Problem – Collect each line holding the string "matplotlib".

Data extract –
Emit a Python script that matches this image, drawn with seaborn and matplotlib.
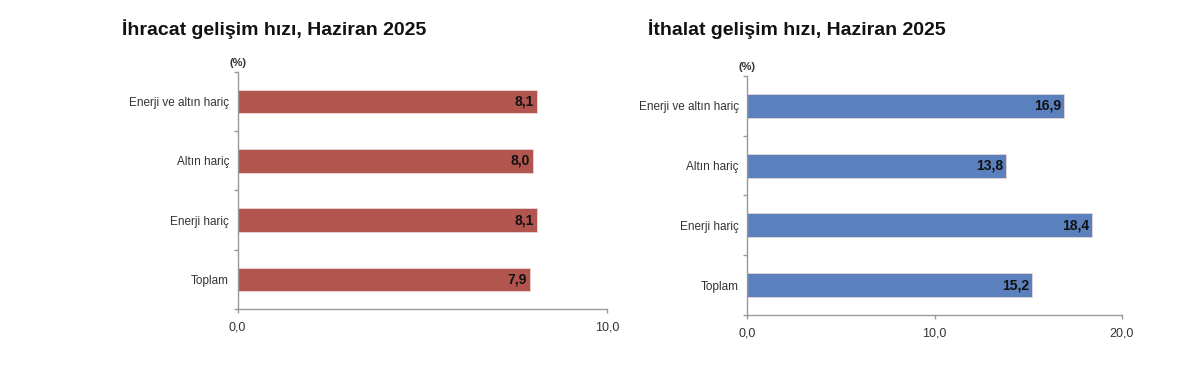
import matplotlib
matplotlib.use("Agg")
import matplotlib.pyplot as plt
import numpy as np
import pandas as pd
import seaborn as sns

# veriler
kategoriler = ["Enerji ve altın hariç", "Altın hariç", "Enerji hariç", "Toplam"]
ihracat = [8.1, 8.0, 8.1, 7.9]
ithalat = [16.9, 13.8, 18.4, 15.2]
ihracat_ticks = [0, 10]
ithalat_ticks = [0, 10, 20]

sns.set_style("white")
plt.rcParams["font.family"] = ["Liberation Sans", "DejaVu Sans"]

fig = plt.figure(figsize=(12, 3.67), dpi=100)
ax1 = fig.add_axes([0.198, 0.158, 0.308, 0.646])
ax2 = fig.add_axes([0.6225, 0.142, 0.3125, 0.651])


def ciz(ax, degerler, renk, ticks, baslik, baslik_x):
    df = pd.DataFrame({"kat": kategoriler, "deger": degerler})
    sns.barplot(data=df, x="deger", y="kat", orient="h", color=renk,
                width=0.4, saturation=1, edgecolor="#e8d8d8", linewidth=0.6, ax=ax)
    ax.set_xlim(ticks[0], ticks[-1])
    ax.set_ylim(3.5, -0.5)
    ax.set_xticks(ticks)
    ax.set_xticklabels([f"{t:.1f}".replace(".", ",") for t in ticks],
                       fontsize=9, color="#333333")
    # kategori sınırlarında tik, ortada etiket
    ax.set_yticks(np.arange(-0.5, len(kategoriler), 1))
    ax.set_yticklabels([])
    ax.set_yticks(np.arange(len(kategoriler)), minor=True)
    ax.set_yticklabels(kategoriler, minor=True, fontsize=8.5, color="#333333")
    ax.tick_params(axis="y", which="minor", left=False, length=0, pad=6)
    ax.tick_params(axis="y", which="major", left=True, length=3, width=1,
                   color="#999999", direction="out")
    ax.tick_params(axis="x", bottom=True, length=3, width=1, color="#999999",
                   direction="out", pad=6)
    ax.set_xlabel("")
    ax.set_ylabel("")
    for s in ["top", "right"]:
        ax.spines[s].set_visible(False)
    for s in ["left", "bottom"]:
        ax.spines[s].set_color("#999999")
        ax.spines[s].set_linewidth(1.0)
    for i, v in enumerate(degerler):
        ax.text(v - ticks[-1] * 0.008, i, f"{v:.1f}".replace(".", ","),
                ha="right", va="center", fontsize=10, fontweight="bold", color="#111111")
    ax.text(0, 1.015, "(%)", transform=ax.transAxes, ha="center", va="bottom",
            fontsize=8, fontweight="bold", color="#333333")
    fig.text(baslik_x, 0.92, baslik, ha="left", va="center",
             fontsize=14, fontweight="bold", color="#111111")


ciz(ax1, ihracat, "#B3554F", ihracat_ticks, "İhracat gelişim hızı, Haziran 2025", 0.102)
ciz(ax2, ithalat, "#5A80BD", ithalat_ticks, "İthalat gelişim hızı, Haziran 2025", 0.54)

fig.savefig("out.png", dpi=100, facecolor="white")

Exercise response –
Emit a Python script that matches this image, drawn with seaborn and matplotlib.
import matplotlib
matplotlib.use("Agg")
import matplotlib.pyplot as plt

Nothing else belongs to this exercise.